Color is an unavoidable part of each of my artistic compositions. Every time period of my life and every place I have lived in, have led me to use a variety of distinct color schemes.
I have lived a life full of emmigration. One day, I left the brilliant blues of my Venezuelan shores toward a distant and unknowns of Africa. Immediately the colors of my palette became blended with my feelings. The sorrows of leaving my country changed my palette.
I felt that I was far away from all I knew until that moment in time, but at the same time very close with the art movement, customs, and the colors of Luanda, Angola’s capital city, where we lived.
For me, Angola was an explosion of colors. At that time browns and blues became a larger part of my art. Yellows, reds and oranges also began working their ways through my new brush-strokes to start a new artistic stage of my life.
A Lot More Calm
My arrival in the United States began another period of growth. I had the opportunity to improve as an artist when I studied sculpture at the Glassell School of Art, a teaching institute that is part of the Museum of Fine Arts of Houston.
At that time, I began to blend the colors of my beloved Caribbean Tropic with those of Africa, but I was also beginning to find more connection with the textures that had initially led me to enjoy making sculptures.

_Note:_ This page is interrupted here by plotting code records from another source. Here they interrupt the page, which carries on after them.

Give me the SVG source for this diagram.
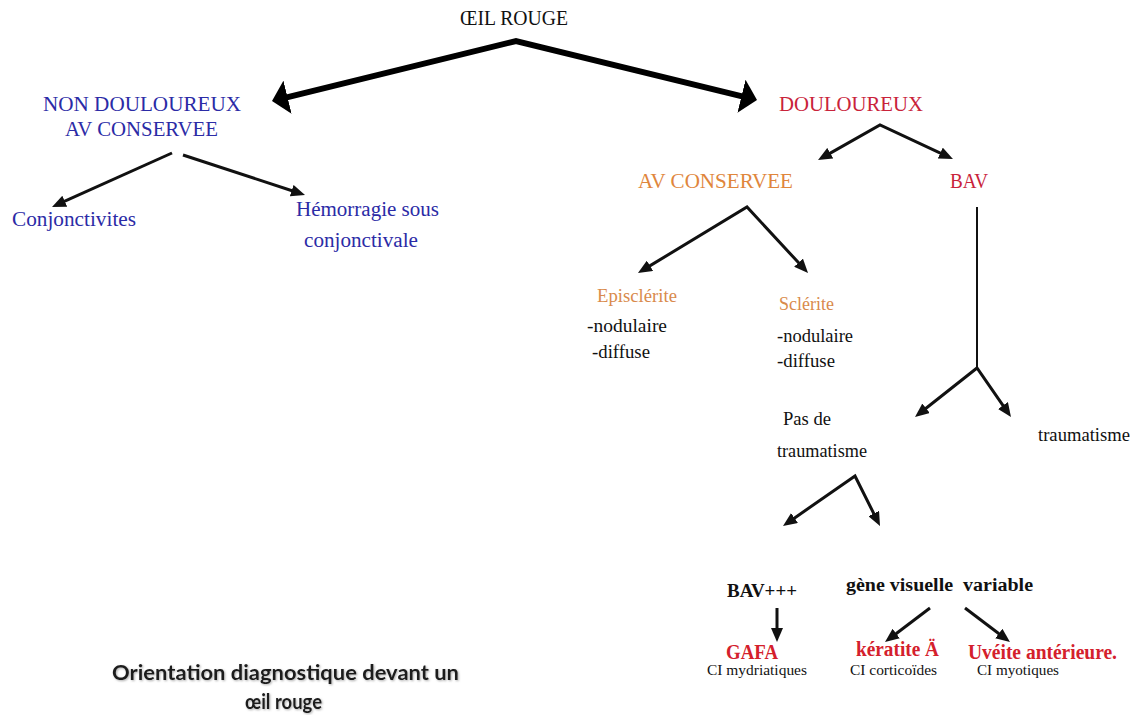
<svg xmlns="http://www.w3.org/2000/svg" width="1132" height="715" viewBox="0 0 1132 715">
<style>
  .t { font-family: "Liberation Serif", "Times New Roman", serif; font-size: 20px; }
  .s18 { font-size: 18px; }
  .s14 { font-size: 14px; }
  .b { font-weight: bold; }
  .blue { fill: #2b2ba6; }
  .red { fill: #c9233a; }
  .org { fill: #e0863c; }
  .org2 { fill: #d98a4c; }
  .blk { fill: #111111; }
  .bred { fill: #d4202c; }
  .title { font-family: Lato, "Liberation Sans", Arial, sans-serif; font-weight: bold; font-size: 20px; fill: #1c1c1c; }
  .thin { fill: none; stroke: #111; stroke-width: 3; stroke-linejoin: miter; marker-start: url(#ah); marker-end: url(#ah); }
  .one { fill: none; stroke: #111; stroke-width: 3; marker-end: url(#ah); }
  .thick { fill: none; stroke: #000; stroke-width: 6; stroke-linejoin: miter; marker-start: url(#ahBig); marker-end: url(#ahBig); }
</style>
<defs>
  <marker id="ah" viewBox="0 0 14 12" refX="6" refY="6" markerWidth="14" markerHeight="12" markerUnits="userSpaceOnUse" orient="auto-start-reverse">
    <path d="M0,0 L14,6 L0,12 z" fill="#111"/>
  </marker>
  <marker id="ahBig" viewBox="0 0 16 34" refX="6" refY="17" markerWidth="16" markerHeight="34" markerUnits="userSpaceOnUse" orient="auto-start-reverse">
    <path d="M0,0 L16,17 L0,34 z" fill="#000"/>
  </marker>
  <filter id="shadow" x="-5%" y="-30%" width="110%" height="160%">
    <feDropShadow dx="1" dy="1" stdDeviation="1" flood-color="#777" flood-opacity="0.6"/>
  </filter>
</defs>
<rect width="1132" height="715" fill="#ffffff"/>

<g id="connectors">
  <path class="thick" d="M281.7,98.6 L516,41 L747.3,97.6"/>
  <path class="one" d="M172,153 L59.3,203.7"/>
  <path class="one" d="M183,155 L297.4,192.5"/>
  <path class="thin" d="M825,156.1 L880,125 L945.7,155.6"/>
  <path class="thin" d="M644.8,268.9 L747,207 L802.6,267.1"/>
  <line x1="977" y1="207" x2="977" y2="368" stroke="#111" stroke-width="2"/>
  <path class="thin" d="M921.3,412 L977,368 L1006.4,410.4"/>
  <path class="thin" d="M789.6,521.4 L855,476 L876.4,518.8"/>
  <path class="one" d="M777,608 L777,634"/>
  <path class="one" d="M930,608 L891.4,637.2"/>
  <path class="one" d="M965,608 L1003.6,637.2"/>
</g>

<g id="oeil-rouge">
  <text class="t blk" x="460" y="25" font-size="19" textLength="108" lengthAdjust="spacingAndGlyphs">ŒIL ROUGE</text>
</g>
<g id="non-douloureux">
  <text class="t blue" x="43" y="111" textLength="198" lengthAdjust="spacingAndGlyphs">NON DOULOUREUX</text>
  <text class="t blue" x="65" y="136" textLength="153" lengthAdjust="spacingAndGlyphs">AV CONSERVEE</text>
</g>
<g id="conjonctivites">
  <text class="t blue" x="12" y="226" textLength="124" lengthAdjust="spacingAndGlyphs">Conjonctivites</text>
</g>
<g id="hemorragie">
  <text class="t blue" x="296" y="216" textLength="143" lengthAdjust="spacingAndGlyphs">Hémorragie sous</text>
  <text class="t blue" x="304" y="247" textLength="114" lengthAdjust="spacingAndGlyphs">conjonctivale</text>
</g>
<g id="douloureux">
  <text class="t red" x="779" y="111" textLength="144" lengthAdjust="spacingAndGlyphs">DOULOUREUX</text>
</g>
<g id="av-conservee">
  <text class="t org" x="638" y="188" textLength="155" lengthAdjust="spacingAndGlyphs">AV CONSERVEE</text>
</g>
<g id="bav">
  <text class="t red" x="950" y="188" textLength="38" lengthAdjust="spacingAndGlyphs">BAV</text>
</g>
<g id="episclerite">
  <text class="t s18 org2" x="597" y="302" textLength="80" lengthAdjust="spacingAndGlyphs">Episclérite</text>
  <text class="t s18 blk" x="587" y="332" textLength="80" lengthAdjust="spacingAndGlyphs">-nodulaire</text>
  <text class="t s18 blk" x="592" y="358" textLength="58" lengthAdjust="spacingAndGlyphs">-diffuse</text>
</g>
<g id="sclerite">
  <text class="t s18 org2" x="779" y="310" textLength="55" lengthAdjust="spacingAndGlyphs">Sclérite</text>
  <text class="t s18 blk" x="777" y="342" textLength="76" lengthAdjust="spacingAndGlyphs">-nodulaire</text>
  <text class="t s18 blk" x="777" y="367" textLength="58" lengthAdjust="spacingAndGlyphs">-diffuse</text>
</g>
<g id="pas-de-traumatisme">
  <text class="t s18 blk" x="783" y="425" textLength="48" lengthAdjust="spacingAndGlyphs">Pas de</text>
  <text class="t s18 blk" x="777" y="457" textLength="90" lengthAdjust="spacingAndGlyphs">traumatisme</text>
</g>
<g id="traumatisme">
  <text class="t s18 blk" x="1038" y="441" textLength="92" lengthAdjust="spacingAndGlyphs">traumatisme</text>
</g>
<g id="bav-plus">
  <text class="t s18 b blk" x="727" y="597" textLength="70" lengthAdjust="spacingAndGlyphs">BAV+++</text>
</g>
<g id="gene-visuelle">
  <text class="t s18 b blk" x="846" y="591" xml:space="preserve" textLength="187" lengthAdjust="spacingAndGlyphs">gène visuelle  variable</text>
</g>
<g id="gafa">
  <text class="t b bred" x="726" y="659" font-size="19" textLength="52" lengthAdjust="spacingAndGlyphs">GAFA</text>
  <text class="t s14 blk" x="707" y="675" textLength="100" lengthAdjust="spacingAndGlyphs">CI mydriatiques</text>
</g>
<g id="keratite">
  <text class="t b bred" x="856" y="656" font-size="19" textLength="83" lengthAdjust="spacingAndGlyphs">kératite Ä</text>
  <text class="t s14 blk" x="850" y="675" textLength="87" lengthAdjust="spacingAndGlyphs">CI corticoïdes</text>
</g>
<g id="uveite">
  <text class="t b bred" x="968" y="659" font-size="19" textLength="149" lengthAdjust="spacingAndGlyphs">Uvéite antérieure.</text>
  <text class="t s14 blk" x="977" y="675" textLength="82" lengthAdjust="spacingAndGlyphs">CI myotiques</text>
</g>
<g id="title" filter="url(#shadow)">
  <text class="title" x="112" y="680" textLength="347" lengthAdjust="spacingAndGlyphs">Orientation diagnostique devant un</text>
  <text class="title" x="245" y="709" textLength="77" lengthAdjust="spacingAndGlyphs">œil rouge</text>
</g>
</svg>
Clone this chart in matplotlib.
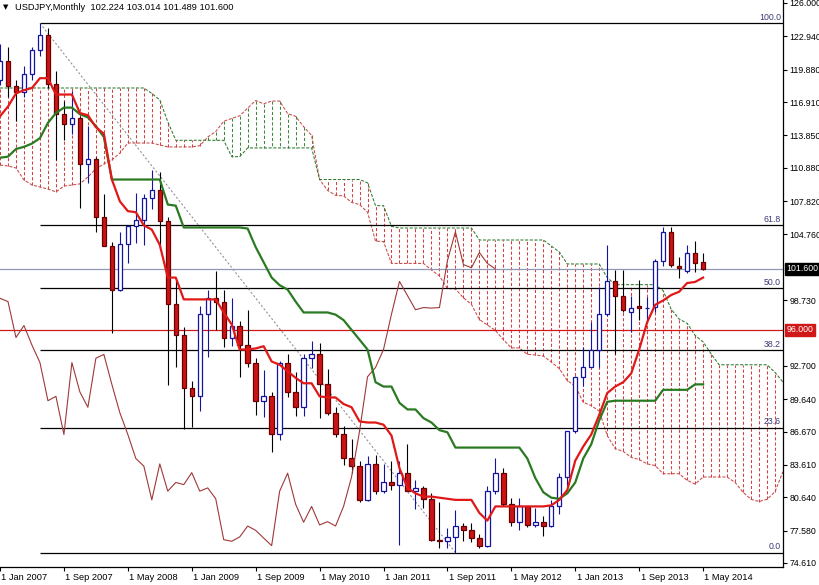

This time, it was not just colors that connected my work and experiences, but also texture.
The Journey Continues
For me, every single place is a color or a different mix of colors. Every time you migrate and have the opportunity to live in new places your perceptions, color palettes, and blend of textures tend to change and even heighten.
When I was finally feeling accustomed to Houston, close to my kids, living a very pleasant life, my artwork maturing, I had to move again.
This time, the move was to Kazakhstan, where the colors of my palette changed once again.
Every single piece of art that I made in Atyrau was different, the techniques, as well as the shades constantly changed. The sadness of being away from my children and from another place I had made my home brought to my artwork in very different directions.
The colors I blended were a mix of the sadness I was experiencing. My palette was full of the white of the snow and a lot of gold, yellow, silver, blue and purple.
During my time in Atyrau, I got to travel a lot and saw art in every single street. I saw art in the clothes of the Kazak people and in their outdoor theatres.
Today, I realize that was a time for me to be alone with my art, something I would have never done without those experiences.